As per MarketsandMarkets, shale gas is an unconventional natural gas obtained from shale formations that act as both reservoir and source for natural gas. Geologic studies, seismic imaging and magnetometer tests, and geological surveys are undertaken to explore shale gas resources. The gas exists in shale in different forms as free gas in rock pores, natural fractures and absorbed gas on organic matter and mineral surfaces. The production wells are drilled either horizontally or vertically; most of which are hydraulically fractured to stimulate production. Global shale gas production is expected to grow from 4,130 billion cubic feet in 2011 to 6,991 billion cubic feet in 2021 at CAGR of 5.4%. Shale gas production is expected to become online from EMEA, Asia Pacific, and ROW by the year 2016 based on current exploration activities undertaken by major oil and gas companies. Global shale gas production is expected to grow from 5,563 billion cubic feet in 2016 to 6,991 billion cubic feet in 2021 at CAGR of 4.7% for the same period. The markets representing high growth rate from 2016 to 2021 are China (6.2%), Poland (6%), France (5.4%), South Africa (5.1%), and U.S. (5%). North America is expected to remain largest shale gas producer globally by the year 2021 with share of 78% followed by EMEA (13%), Asia Pacific (7%), and ROW (2%) due to technological expertise and availability of resources. The major drivers for shale gas market are identified as proved abundance of shale gas resources across the globe, improving supply and distribution infrastructure, decline in natural gas prices, and improvements in drilling technology. The capital intensive nature of shale gas projects and water contamination and usage issues for fracturing requirements hinder shale gas development. The opportunities are cited in probable increase in ethylene volumes through shale gas and new basins discovered in countries like Poland, China, and Australia. The increasing shale gas production is likely to boost ethylene production by 6.6% by 2021. The another challenge of reducing fracturing water requirement from average well consumption of 3.15 mln gallons/well can be overcome by water recycling and increasing well productivity. According to research, if well productivity is over 9 BCF/well, water requirement can be reduced by 35% than that required with average well productivity of 5.4 BCF/well.

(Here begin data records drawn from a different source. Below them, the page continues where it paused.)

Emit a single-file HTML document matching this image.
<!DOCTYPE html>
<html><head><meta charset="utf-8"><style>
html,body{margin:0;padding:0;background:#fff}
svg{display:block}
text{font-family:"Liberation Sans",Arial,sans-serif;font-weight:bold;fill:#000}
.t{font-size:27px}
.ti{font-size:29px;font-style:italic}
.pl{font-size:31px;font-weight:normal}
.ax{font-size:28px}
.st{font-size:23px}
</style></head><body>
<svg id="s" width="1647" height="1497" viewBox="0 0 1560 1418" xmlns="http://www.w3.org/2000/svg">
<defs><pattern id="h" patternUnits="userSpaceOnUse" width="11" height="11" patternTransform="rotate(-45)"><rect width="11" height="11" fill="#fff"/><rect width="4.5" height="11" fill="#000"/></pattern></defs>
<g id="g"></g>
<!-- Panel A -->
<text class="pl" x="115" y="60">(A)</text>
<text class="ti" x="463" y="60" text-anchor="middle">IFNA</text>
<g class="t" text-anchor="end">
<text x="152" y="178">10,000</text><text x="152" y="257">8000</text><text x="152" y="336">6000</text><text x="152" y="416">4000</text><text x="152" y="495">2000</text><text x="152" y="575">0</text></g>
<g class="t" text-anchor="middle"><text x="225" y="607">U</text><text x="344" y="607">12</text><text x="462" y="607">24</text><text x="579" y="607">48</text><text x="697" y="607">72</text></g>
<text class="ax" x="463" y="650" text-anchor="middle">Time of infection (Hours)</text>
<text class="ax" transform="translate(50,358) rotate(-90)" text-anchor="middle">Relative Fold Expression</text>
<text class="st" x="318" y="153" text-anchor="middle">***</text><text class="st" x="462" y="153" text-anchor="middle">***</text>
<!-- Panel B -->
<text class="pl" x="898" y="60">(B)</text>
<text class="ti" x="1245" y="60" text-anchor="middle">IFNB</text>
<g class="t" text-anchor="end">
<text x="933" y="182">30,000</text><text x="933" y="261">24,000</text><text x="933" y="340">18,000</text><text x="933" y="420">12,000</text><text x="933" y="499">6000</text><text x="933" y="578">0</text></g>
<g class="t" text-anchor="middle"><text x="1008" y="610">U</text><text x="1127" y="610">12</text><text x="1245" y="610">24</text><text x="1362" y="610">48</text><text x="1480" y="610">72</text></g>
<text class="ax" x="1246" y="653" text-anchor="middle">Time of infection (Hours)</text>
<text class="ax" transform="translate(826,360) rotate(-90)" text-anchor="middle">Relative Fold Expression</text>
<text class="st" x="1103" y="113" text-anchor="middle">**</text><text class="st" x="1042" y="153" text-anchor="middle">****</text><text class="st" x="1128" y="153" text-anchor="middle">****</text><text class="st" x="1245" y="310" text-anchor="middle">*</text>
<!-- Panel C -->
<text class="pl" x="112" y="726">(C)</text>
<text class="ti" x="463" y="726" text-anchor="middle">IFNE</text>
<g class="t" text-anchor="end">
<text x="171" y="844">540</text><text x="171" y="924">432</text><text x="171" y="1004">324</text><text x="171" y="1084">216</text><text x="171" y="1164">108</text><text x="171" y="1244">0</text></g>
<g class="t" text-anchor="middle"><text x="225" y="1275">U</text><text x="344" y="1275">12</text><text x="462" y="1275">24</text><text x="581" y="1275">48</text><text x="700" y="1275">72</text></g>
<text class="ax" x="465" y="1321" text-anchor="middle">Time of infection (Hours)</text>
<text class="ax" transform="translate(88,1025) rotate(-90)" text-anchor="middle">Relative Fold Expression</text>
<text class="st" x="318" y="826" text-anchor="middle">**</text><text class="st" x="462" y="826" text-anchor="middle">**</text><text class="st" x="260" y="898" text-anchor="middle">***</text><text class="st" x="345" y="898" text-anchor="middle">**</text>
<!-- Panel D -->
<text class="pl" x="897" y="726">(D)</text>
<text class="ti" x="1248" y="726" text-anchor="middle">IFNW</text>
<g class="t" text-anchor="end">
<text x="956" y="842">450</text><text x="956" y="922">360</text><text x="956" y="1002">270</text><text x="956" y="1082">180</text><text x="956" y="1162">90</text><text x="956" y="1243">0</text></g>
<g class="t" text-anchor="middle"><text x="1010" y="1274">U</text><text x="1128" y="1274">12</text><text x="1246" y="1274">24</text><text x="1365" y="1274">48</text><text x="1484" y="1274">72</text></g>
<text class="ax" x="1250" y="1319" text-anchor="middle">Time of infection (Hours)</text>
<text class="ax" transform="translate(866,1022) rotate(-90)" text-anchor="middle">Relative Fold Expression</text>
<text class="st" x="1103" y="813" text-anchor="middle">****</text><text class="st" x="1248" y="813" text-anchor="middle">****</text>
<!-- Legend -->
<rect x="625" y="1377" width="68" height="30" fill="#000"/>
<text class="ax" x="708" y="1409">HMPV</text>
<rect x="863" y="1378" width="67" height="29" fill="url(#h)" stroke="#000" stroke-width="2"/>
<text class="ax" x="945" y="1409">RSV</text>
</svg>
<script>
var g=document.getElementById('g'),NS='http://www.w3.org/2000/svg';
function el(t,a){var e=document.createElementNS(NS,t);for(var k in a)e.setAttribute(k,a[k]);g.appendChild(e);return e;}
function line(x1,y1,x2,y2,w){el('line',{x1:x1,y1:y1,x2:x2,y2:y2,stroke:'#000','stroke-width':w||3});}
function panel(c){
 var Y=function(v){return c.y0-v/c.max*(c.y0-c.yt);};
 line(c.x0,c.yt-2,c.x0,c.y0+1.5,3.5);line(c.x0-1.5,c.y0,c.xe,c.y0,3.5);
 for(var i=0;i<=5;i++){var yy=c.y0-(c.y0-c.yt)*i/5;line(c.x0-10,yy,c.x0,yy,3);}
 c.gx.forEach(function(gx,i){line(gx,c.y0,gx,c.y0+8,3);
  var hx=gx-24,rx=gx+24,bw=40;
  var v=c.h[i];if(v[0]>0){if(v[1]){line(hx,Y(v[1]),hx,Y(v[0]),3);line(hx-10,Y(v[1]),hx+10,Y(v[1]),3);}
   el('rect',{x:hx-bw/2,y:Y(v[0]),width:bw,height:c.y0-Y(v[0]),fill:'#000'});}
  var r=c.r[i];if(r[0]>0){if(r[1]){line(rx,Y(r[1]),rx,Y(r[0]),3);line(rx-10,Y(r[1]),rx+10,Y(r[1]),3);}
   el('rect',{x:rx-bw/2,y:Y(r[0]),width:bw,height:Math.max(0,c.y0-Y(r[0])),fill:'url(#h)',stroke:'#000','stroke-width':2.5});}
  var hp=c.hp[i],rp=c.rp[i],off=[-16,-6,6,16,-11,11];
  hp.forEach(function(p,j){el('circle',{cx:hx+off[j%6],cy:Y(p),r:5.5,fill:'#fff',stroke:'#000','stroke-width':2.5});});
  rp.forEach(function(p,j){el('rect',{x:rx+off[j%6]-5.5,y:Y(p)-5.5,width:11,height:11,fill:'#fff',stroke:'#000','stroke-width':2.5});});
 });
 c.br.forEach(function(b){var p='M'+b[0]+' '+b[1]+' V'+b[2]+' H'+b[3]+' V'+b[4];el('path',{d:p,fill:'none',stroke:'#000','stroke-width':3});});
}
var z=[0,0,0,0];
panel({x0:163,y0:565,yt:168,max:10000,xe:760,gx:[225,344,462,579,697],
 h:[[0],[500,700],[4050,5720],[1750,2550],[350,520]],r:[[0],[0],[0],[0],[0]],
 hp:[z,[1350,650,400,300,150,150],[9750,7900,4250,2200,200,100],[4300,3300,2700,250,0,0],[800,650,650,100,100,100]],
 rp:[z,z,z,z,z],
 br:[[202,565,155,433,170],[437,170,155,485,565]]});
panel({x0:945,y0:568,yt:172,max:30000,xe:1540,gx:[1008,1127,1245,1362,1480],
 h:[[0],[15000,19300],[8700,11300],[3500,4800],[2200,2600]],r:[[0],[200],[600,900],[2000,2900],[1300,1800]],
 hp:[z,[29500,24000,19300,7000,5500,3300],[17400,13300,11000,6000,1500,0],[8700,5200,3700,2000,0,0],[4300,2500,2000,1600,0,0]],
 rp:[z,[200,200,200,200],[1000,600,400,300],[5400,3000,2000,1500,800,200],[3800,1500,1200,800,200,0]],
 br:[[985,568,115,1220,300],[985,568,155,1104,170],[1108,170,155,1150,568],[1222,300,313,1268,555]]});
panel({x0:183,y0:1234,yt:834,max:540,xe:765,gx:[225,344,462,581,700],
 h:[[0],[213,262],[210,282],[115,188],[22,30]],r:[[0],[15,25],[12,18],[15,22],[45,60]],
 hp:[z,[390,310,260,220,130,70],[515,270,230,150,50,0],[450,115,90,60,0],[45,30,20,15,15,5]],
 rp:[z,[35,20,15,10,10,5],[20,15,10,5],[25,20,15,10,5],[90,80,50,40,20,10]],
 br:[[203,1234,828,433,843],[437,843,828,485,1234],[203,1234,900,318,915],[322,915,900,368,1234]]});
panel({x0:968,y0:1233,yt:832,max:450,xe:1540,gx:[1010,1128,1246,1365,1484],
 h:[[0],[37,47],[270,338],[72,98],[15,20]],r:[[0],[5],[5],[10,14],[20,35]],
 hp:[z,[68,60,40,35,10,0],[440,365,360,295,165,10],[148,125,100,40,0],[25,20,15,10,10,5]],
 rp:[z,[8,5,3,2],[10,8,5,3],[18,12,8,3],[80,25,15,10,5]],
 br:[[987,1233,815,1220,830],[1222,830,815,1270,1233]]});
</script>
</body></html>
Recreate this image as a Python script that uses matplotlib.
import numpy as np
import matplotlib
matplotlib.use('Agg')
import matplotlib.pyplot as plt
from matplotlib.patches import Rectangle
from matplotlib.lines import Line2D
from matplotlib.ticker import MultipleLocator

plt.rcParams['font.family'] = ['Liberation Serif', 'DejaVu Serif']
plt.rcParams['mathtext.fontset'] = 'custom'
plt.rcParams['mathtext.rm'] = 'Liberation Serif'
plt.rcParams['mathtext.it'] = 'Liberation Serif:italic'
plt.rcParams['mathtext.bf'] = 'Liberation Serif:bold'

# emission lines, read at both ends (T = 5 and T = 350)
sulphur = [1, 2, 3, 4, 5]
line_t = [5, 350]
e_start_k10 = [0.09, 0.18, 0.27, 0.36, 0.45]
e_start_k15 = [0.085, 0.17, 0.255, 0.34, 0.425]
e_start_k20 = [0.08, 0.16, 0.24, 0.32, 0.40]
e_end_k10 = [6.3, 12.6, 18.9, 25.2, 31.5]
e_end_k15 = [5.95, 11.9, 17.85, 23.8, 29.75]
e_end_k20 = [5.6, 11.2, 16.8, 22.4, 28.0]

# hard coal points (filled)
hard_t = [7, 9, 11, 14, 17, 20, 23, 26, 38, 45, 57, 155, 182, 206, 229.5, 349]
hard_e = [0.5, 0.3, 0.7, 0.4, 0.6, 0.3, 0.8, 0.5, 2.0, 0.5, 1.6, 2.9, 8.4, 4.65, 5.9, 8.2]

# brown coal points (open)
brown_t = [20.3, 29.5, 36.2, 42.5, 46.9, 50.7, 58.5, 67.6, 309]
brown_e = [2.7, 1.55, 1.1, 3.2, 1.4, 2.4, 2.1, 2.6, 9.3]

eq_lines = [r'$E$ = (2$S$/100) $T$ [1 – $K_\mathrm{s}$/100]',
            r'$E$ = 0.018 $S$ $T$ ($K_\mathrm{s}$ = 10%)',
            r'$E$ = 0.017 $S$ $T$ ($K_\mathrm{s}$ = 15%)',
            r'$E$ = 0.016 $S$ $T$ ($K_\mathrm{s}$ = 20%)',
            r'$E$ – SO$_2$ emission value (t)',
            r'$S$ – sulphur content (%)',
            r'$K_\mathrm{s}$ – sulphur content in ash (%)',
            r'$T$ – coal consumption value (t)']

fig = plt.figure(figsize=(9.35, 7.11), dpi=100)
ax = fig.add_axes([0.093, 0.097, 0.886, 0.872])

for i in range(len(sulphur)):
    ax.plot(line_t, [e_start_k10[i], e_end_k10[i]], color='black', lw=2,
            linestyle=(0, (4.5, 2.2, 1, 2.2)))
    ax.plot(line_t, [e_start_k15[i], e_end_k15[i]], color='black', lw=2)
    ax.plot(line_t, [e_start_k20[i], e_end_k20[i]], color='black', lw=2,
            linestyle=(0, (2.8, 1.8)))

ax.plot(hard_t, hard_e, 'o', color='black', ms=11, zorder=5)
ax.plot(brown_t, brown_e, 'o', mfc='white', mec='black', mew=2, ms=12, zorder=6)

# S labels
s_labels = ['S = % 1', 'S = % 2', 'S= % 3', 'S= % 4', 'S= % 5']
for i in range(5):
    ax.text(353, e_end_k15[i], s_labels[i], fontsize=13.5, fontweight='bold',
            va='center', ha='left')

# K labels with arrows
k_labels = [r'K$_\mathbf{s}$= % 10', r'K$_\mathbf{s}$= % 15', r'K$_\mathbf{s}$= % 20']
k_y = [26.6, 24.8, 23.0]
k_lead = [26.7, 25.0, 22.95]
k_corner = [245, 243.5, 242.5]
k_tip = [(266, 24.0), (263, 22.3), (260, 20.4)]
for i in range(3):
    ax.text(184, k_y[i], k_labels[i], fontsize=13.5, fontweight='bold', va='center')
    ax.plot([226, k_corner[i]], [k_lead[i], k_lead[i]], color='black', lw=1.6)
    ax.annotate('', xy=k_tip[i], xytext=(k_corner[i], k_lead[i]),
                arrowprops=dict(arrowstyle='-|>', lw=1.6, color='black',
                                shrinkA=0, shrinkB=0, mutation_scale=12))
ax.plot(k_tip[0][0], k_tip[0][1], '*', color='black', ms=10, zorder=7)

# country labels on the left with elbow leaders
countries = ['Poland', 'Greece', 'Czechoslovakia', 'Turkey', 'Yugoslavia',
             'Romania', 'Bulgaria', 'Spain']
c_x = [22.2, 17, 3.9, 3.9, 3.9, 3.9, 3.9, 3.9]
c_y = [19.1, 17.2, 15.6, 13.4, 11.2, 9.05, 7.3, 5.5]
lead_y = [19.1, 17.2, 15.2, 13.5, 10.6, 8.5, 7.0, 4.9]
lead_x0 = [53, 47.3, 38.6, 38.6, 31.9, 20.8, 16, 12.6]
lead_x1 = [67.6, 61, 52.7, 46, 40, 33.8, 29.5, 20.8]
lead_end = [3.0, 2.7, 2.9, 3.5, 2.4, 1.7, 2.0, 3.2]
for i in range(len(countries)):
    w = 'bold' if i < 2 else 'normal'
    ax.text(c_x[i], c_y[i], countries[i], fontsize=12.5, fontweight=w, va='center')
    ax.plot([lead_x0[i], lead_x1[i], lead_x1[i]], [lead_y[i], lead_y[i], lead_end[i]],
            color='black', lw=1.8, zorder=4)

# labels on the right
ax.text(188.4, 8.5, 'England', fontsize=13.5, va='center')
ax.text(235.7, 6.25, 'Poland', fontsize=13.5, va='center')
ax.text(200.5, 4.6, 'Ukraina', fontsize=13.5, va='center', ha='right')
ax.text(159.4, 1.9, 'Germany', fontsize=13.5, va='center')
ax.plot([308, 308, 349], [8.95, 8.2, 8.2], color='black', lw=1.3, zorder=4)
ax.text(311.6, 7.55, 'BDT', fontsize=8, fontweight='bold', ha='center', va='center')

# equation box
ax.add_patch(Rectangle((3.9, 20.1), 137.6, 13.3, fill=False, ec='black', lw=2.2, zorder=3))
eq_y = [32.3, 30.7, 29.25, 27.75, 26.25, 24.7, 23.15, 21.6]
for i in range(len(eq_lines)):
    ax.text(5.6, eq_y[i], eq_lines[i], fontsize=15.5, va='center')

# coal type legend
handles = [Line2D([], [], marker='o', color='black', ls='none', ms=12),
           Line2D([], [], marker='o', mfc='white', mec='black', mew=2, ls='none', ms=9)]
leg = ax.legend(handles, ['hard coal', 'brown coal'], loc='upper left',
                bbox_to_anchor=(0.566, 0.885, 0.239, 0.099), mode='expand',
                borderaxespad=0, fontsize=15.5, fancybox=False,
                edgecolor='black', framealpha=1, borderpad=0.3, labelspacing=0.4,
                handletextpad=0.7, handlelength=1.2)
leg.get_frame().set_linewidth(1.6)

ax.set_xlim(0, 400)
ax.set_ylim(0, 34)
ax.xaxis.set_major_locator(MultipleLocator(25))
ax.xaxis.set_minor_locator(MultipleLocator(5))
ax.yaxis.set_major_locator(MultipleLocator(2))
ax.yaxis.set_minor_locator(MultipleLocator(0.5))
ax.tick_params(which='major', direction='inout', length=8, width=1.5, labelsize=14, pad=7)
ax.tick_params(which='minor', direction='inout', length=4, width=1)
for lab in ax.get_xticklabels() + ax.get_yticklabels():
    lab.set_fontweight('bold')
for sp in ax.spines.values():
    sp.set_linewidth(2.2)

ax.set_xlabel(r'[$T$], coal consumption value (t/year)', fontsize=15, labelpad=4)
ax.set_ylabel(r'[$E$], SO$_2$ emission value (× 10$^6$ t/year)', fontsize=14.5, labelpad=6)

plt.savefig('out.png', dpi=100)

The largest shale gas repository in North America is the Marcellus formation that is primarily located in New York, Pennsylvania, West Virginia and Ohio. Others include Haynesville in the Southeast, Eagle Ford in Texas, and Horn River and Montney in Canada, as per Jonathan Katz in Industry week. The shale boom should contribute to an expected record for natural gas production in United States this year. Higher oil prices triggered demand for more natural gas supplies. This coupled with improvements in production technologies called hydraulic fracturing and horizontal drilling, were key drivers of the current natural gas boom. Long-term benefits from shale gas exploration include lower raw materials costs for chemical makers enabling them to double their exports as a share of total production over the past four years. Advances in new, and sometimes controversial, technologies have allowed oil and gas developers to extract natural gas from shale formations across North America more easily. Increasing proximity to feedstocks has created new opportunities for chemicals producers. Dow Chemical Co. announced a plan to build a new ethylene production plant in the Gulf Coast to take advantage of shale gas supplies in the Eagle Ford and Marcellus shale regions. Bayer Corp. has an industrial park in Institute, W.Va., with about 460 acres, that is located in the center of the Marcellus gas field, and is in discussions with chemicals companies that may be interested in building an ethane cracker at the industrial park.
Like any advancing technology, the promise of shale gas does not come without its share of controversy or challenges. The primary one concerns hydraulic fracturing, or "fracking," a method used to extract gas from shale rock. As described in the IHS report, fracking involves injecting high-pressure fluids into a well to create fractures in the reservoir rock. The fractures allow the natural gas trapped in the rock to eventually flow toward the surface. The fluid typically comprises water and sand or another solid to keep the fractures open. Chemicals used in the process make up less than 1% of fracking fluid. Combining hydraulic fracturing with another technology called horizontal drilling was considered a major breakthrough in shale gas exploration around 2002-2003. Environmentalists are concerned that fracking fluids could contaminate groundwater.